The UK spends just 5.7% of GDP on pensions (state, public and private) compared with 7.2% in the OECD.  And yet we have 27% of the UK working population aged over 65 compared to 24% in the OECD.  Britain’s pensioners have the fourth-highest level of poverty in Europe, worse off even than Romanian and Polish pensioners in relative poverty terms.  Nearly one in three British pensioners are ‘at risk of poverty’ compared with just 19% for the EU average.

And now we have found out that because the UK's national statistics office got its sums wrong, the UK inflation rate has been underestimated for over ten years, thus reducing the indexed payments to pensioners in the public sector.  On top of that, the government is going further by making these payments benchmarked against the consumer price index, which is much lower than the older retail price index that includes the cost of mortgages.  So pensions will lag behind prices even more.

The UK government is introducing a compulsory contribution scheme on all employees (private and public) of 4% of pay.  This will be given over to private pension fund managers to invest.  But it was the financial crisis that was the main cause of the growing deficits in public (and private) pension schemes.  The financial collapse led to losses or lower returns in ‘funded’ schemes that are invested heavily in the stock market.  Of Britain’s private and public sector ‘funded’ schemes, 60% are invested in the stock market compared with only 36% in the OECD average.  This is what has ruined funded schemes: their returns depend on the vagaries of the stock and bond markets.

Moreover, unfunded schemes (paid for out of general taxation) are much cheaper to administer than funded schemes, public or private.  In the private sector, it costs £41-47 per member per year to administer a scheme (ie pay fees to managers). In unfunded public schemes, it is as low as £7 a member.  Because local government schemes are invested through pension fund managers too, they cost £360m a year in fees.

And then there is the state pension.  There is no need to raise the retirement age, reduce the value of pensions or raise contributions, if the UK or US economy grew fast enough to meet the rise in the numbers of older people.  For example, if the growth rate of UK economy’s productivity per worker were raised by 1% pt a year from its current level, that would deliver enough pension contributions to allow for a 50% rise in the state pension without raising its cost as a share of GDP.
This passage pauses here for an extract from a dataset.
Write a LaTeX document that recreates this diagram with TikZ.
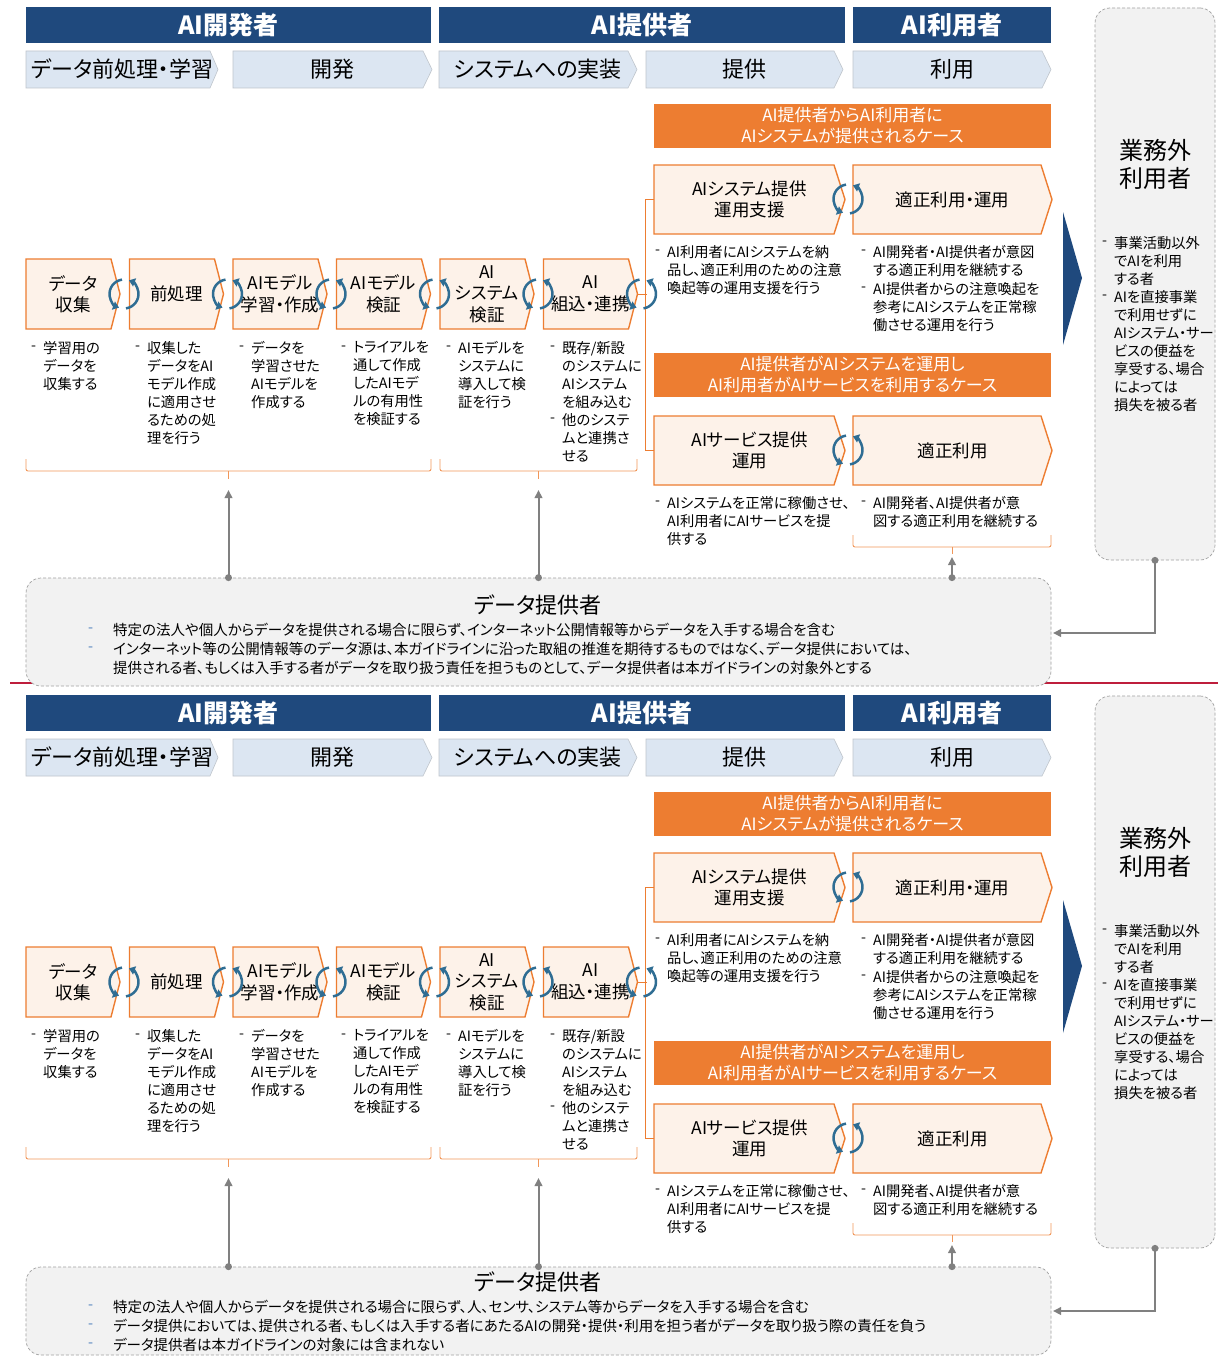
\documentclass[tikz,border=0pt]{standalone}
\usepackage{fontspec}
\setmainfont{Noto Sans CJK JP}[CharacterWidth=AlternateProportional]
\usetikzlibrary{arrows.meta,calc}
\definecolor{hdrblue}{HTML}{1F497D}
\definecolor{phasefill}{HTML}{DCE6F2}
\definecolor{phaseline}{HTML}{BFC5CC}
\definecolor{orng}{HTML}{ED7D31}
\definecolor{peach}{HTML}{FDF2E9}
\definecolor{boxgray}{HTML}{F2F2F2}
\definecolor{dashgray}{HTML}{A0A0A0}
\definecolor{cycblue}{HTML}{2F6D93}
\definecolor{arrgray}{HTML}{808080}
\definecolor{sepred}{HTML}{BE1E3C}
\definecolor{bulletblue}{HTML}{4F81BD}
\tikzset{
 hdr/.style={fill=hdrblue, text=white, font=\fontsize{25}{28}\selectfont\bfseries, inner sep=0},
 phase/.style={fill=phasefill, draw=phaseline, line width=0.6pt},
 phtxt/.style={font=\fontsize{22}{26}\selectfont, inner sep=0},
 proc/.style={fill=peach, draw=orng, line width=1.4pt, line join=miter},
 ptxt/.style={font=\fontsize{17.5}{21.5}\selectfont, align=center, inner sep=0},
 casehdr/.style={fill=orng, text=white, font=\fontsize{17}{21}\selectfont, align=center, inner sep=0},
 desc/.style={anchor=north west, align=left, inner sep=0, font=\fontsize{14.3}{18}\selectfont},
 dashtxt/.style={anchor=west, inner sep=0, font=\fontsize{14.3}{18}\selectfont},
 cyc/.style={draw=cycblue, line width=2.5pt, -{Triangle[length=6pt,width=8.5pt]}},
 oline/.style={draw=orng, line width=1pt},
 brk/.style={draw=orng!80, line width=0.9pt, rounded corners=2pt},
 graybox/.style={fill=boxgray, draw=dashgray, densely dashed, line width=0.7pt, rounded corners=15pt, inner sep=0},
 garr/.style={draw=arrgray, line width=2pt, -{Triangle[length=8pt,width=7.5pt]}},
 gdot/.style={fill=arrgray},
 dptitle/.style={font=\fontsize{22}{26}\selectfont, inner sep=0},
 dpline/.style={anchor=west, inner sep=0, font=\fontsize{14.5}{18}\selectfont},
 dpdash/.style={anchor=west, inner sep=0, text=bulletblue, font=\fontsize{14.5}{18}\selectfont},
 gtitle/.style={font=\fontsize{24}{28}\selectfont, align=center, inner sep=0},
}
% chevron: name, x1, y1, x2, y2, depth, shape style, text style, text
\newcommand\chev[9]{%
 \path[#7] (#2,#3) -- ({#4-#6},#3) -- (#4,{(#3+#5)/2}) -- ({#4-#6},#5) -- (#2,#5) -- cycle;
 \node[#8, minimum width={#4-#2}, minimum height={#5-#3}] (#1) at ({(#2+#4)/2},{(#3+#5)/2}) {#9};}
% bullet: name, x, y(first line centre), text
\newcommand\bul[4]{%
 \node[dashtxt] (#1d) at (#2,#3) {-};
 \node[desc] (#1) at ({#2+12},{#3-7}) {#4};}
% cycle icon: x, y
\newcommand\cycicon[2]{%
 \draw[cyc] (#1,#2) ++(98:14.5pt) arc[start angle=98, end angle=250, radius=14.5pt];
 \draw[cyc] (#1,#2) ++(278:14.5pt) arc[start angle=278, end angle=430, radius=14.5pt];}
% panel: prefix, y offset
\newcommand\panel[2]{%
\begin{scope}[shift={(0,#2)}]
 \node[hdr, minimum width=405, minimum height=36] (#1h1) at (228.5,25) {AI開発者};
 \node[hdr, minimum width=406, minimum height=36] (#1h2) at (642,25) {AI提供者};
 \node[hdr, minimum width=198, minimum height=36] (#1h3) at (952,25) {AI利用者};
 \chev{#1ph1}{26}{51}{218}{88}{8}{phase}{phtxt}{データ前処理・学習}
 \chev{#1ph2}{233}{51}{432}{88}{9}{phase}{phtxt}{開発}
 \chev{#1ph3}{439}{51}{637}{88}{9}{phase}{phtxt}{システムへの実装}
 \chev{#1ph4}{646}{51}{843}{88}{9}{phase}{phtxt}{提供}
 \chev{#1ph5}{853}{51}{1051}{88}{9}{phase}{phtxt}{利用}
 \node[casehdr, minimum width=397, minimum height=44] (#1c1) at (852.5,126) {AI提供者からAI利用者に\\AIシステムが提供されるケース};
 \node[casehdr, minimum width=397, minimum height=44] (#1c2) at (852.5,375) {AI提供者がAIシステムを運用し\\AI利用者がAIサービスを利用するケース};
 \chev{#1ra}{654}{165}{845}{234}{11}{proc}{ptxt}{AIシステム提供\\運用支援}
 \chev{#1rb}{853}{165}{1052}{234}{11}{proc}{ptxt}{適正利用・運用}
 \chev{#1rc}{654}{416}{845}{485}{11}{proc}{ptxt}{AIサービス提供\\運用}
 \chev{#1rd}{853}{416}{1052}{485}{11}{proc}{ptxt}{適正利用}
 \chev{#1p1}{26}{259}{120}{329}{9}{proc}{ptxt}{データ\\収集}
 \chev{#1p2}{129.5}{259}{223.5}{329}{9}{proc}{ptxt}{前処理}
 \chev{#1p3}{233}{259}{327}{329}{9}{proc}{ptxt}{AIモデル\\学習・作成}
 \chev{#1p4}{336.5}{259}{430.5}{329}{9}{proc}{ptxt}{AIモデル\\検証}
 \chev{#1p5}{440}{259}{534}{329}{9}{proc}{ptxt}{AI\\システム\\検証}
 \chev{#1p6}{543.5}{259}{637.5}{329}{9}{proc}{ptxt}{AI\\組込・連携}
 \draw[oline] (#1p6.east) -- ++(9,0);
 \draw[oline] (#1ra.west) -- ++(-8,0) |- (#1rc.west);
 \cycicon{124}{294}\cycicon{227.5}{294}\cycicon{331}{294}
 \cycicon{434.5}{294}\cycicon{538}{294}\cycicon{641.5}{294}
 \cycicon{848}{199}\cycicon{848}{450}
 \bul{#1d1}{31}{348}{学習用の\\データを\\収集する}
 \bul{#1d2}{135}{348}{収集した\\データをAI\\モデル作成\\に適用させ\\るための処\\理を行う}
 \bul{#1d3}{239}{348}{データを\\学習させた\\AIモデルを\\作成する}
 \bul{#1d4}{341}{348}{トライアルを\\通して作成\\したAIモデ\\ルの有用性\\を検証する}
 \bul{#1d5}{446}{348}{AIモデルを\\システムに\\導入して検\\証を行う}
 \bul{#1d6}{550}{348}{既存/新設\\のシステムに\\AIシステム\\を組み込む}
 \bul{#1d7}{550}{420}{他のシステ\\ムと連携さ\\せる}
 \bul{#1da}{655}{252}{AI利用者にAIシステムを納\\品し、適正利用のための注意\\喚起等の運用支援を行う}
 \bul{#1db}{861}{252}{AI開発者・AI提供者が意図\\する適正利用を継続する}
 \bul{#1dc}{861}{289}{AI提供者からの注意喚起を\\参考にAIシステムを正常稼\\働させる運用を行う}
 \bul{#1dd}{655}{503}{AIシステムを正常に稼働させ、\\AI利用者にAIサービスを提\\供する}
 \bul{#1de}{861}{503}{AI開発者、AI提供者が意\\図する適正利用を継続する}
 \draw[brk] (26,459) -- (26,471) -- (431,471) -- (431,459);
 \draw[brk] (228.5,471) -- (228.5,479) coordinate (#1k1);
 \draw[brk] (440,459) -- (440,471) -- (637,471) -- (637,459);
 \draw[brk] (538.5,471) -- (538.5,479) coordinate (#1k2);
 \draw[brk] (853,535) -- (853,547) -- (1051,547) -- (1051,535);
 \draw[brk] (952,547) -- (952,554) coordinate (#1k3);
 \fill[hdrblue] (1063,212) -- (1082,278) -- (1063,345) -- cycle;
 \node[graybox, minimum width=120, minimum height=552] (#1g) at (1155,284) {};
 \node[gtitle] (#1gt) at (1155,164) {業務外\\利用者};
 \bul{#1g1}{1102}{243}{事業活動以外\\でAIを利用\\する者}
 \bul{#1g2}{1102}{297}{AIを直接事業\\で利用せずに\\AIシステム・サー\\ビスの便益を\\享受する、場合\\によっては\\損失を被る者}
\end{scope}}

\begin{document}
\begin{tikzpicture}[x=1pt,y=-1pt]
\useasboundingbox (0,0) rectangle (1223,1370);
\fill[white] (0,0) rectangle (1223,1370);
\panel{t}{0}
\panel{b}{688}
\draw[sepred, line width=2pt] (10,683) -- (1218,683);
% top data provider
\node[graybox, minimum width=1025, minimum height=108] (dpA) at (538.5,632) {};
\node[dptitle] (dpAt) at (538,605) {データ提供者};
\node[dpdash] (dpA1d) at (88,630) {-};
\node[dpline] (dpA1) at (113,630) {特定の法人や個人からデータを提供される場合に限らず、インターネット公開情報等からデータを入手する場合を含む};
\node[dpdash] (dpA2d) at (88,649) {-};
\node[dpline] (dpA2) at (113,649) {インターネット等の公開情報等のデータ源は、本ガイドラインに沿った取組の推進を期待するものではなく、データ提供においては、};
\node[dpline] (dpA3) at (113,668) {提供される者、もしくは入手する者がデータを取り扱う責任を担うものとして、データ提供者は本ガイドラインの対象外とする};
% bottom data provider
\node[graybox, minimum width=1025, minimum height=88] (dpB) at (538.5,1311) {};
\node[dptitle] (dpBt) at (538,1282) {データ提供者};
\node[dpdash] (dpB1d) at (88,1307) {-};
\node[dpline] (dpB1) at (113,1307) {特定の法人や個人からデータを提供される場合に限らず、人、センサ、システム等からデータを入手する場合を含む};
\node[dpdash] (dpB2d) at (88,1326) {-};
\node[dpline] (dpB2) at (113,1326) {データ提供においては、提供される者、もしくは入手する者にあたるAIの開発・提供・利用を担う者がデータを取り扱う際の責任を負う};
\node[dpdash] (dpB3d) at (88,1345) {-};
\node[dpline] (dpB3) at (113,1345) {データ提供者は本ガイドラインの対象には含まれない};
% arrows
\foreach \p/\d in {t/dpA, b/dpB}{
 \draw[garr, shorten >=11pt] (\d.north -| \p k1) -- (\p k1);
 \draw[garr, shorten >=11pt] (\d.north -| \p k2) -- (\p k2);
 \draw[garr, shorten >=3pt] (\d.north -| \p k3) -- (\p k3);
 \fill[gdot] (\d.north -| \p k1) circle[radius=3.5pt];
 \fill[gdot] (\d.north -| \p k2) circle[radius=3.5pt];
 \fill[gdot] (\d.north -| \p k3) circle[radius=3.5pt];
}
\coordinate (tEnd) at (1053,633);
\coordinate (bEnd) at (1053,1311);
\draw[garr, line width=2.4pt] (tg.south) |- (tEnd);
\draw[garr, line width=2.4pt] (bg.south) |- (bEnd);
\fill[gdot] (tg.south) circle[radius=3.5pt];
\fill[gdot] (bg.south) circle[radius=3.5pt];
\end{tikzpicture}
\end{document}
Even the recent Turner report on UK pensions admitted that the cheapest, most equitable and effective pension scheme would be a universal taxation-funded state pension for all without means testing and doing away with costly private pension fund managers. In contrast, under the 'free market' nothing comes as a right, as the public sector workers in Wisconsin are finding.  It only comes through the vagaries of supply and demand.  Advocating the right to negotiate or the right to a decent pension encroaches on the mechanism of the market.   It is the market that stops workers in the private and public sectors gaining decent wages, conditions and pensions.  Losing the right to negotiate will hurt private sector workers as much as public sector employees.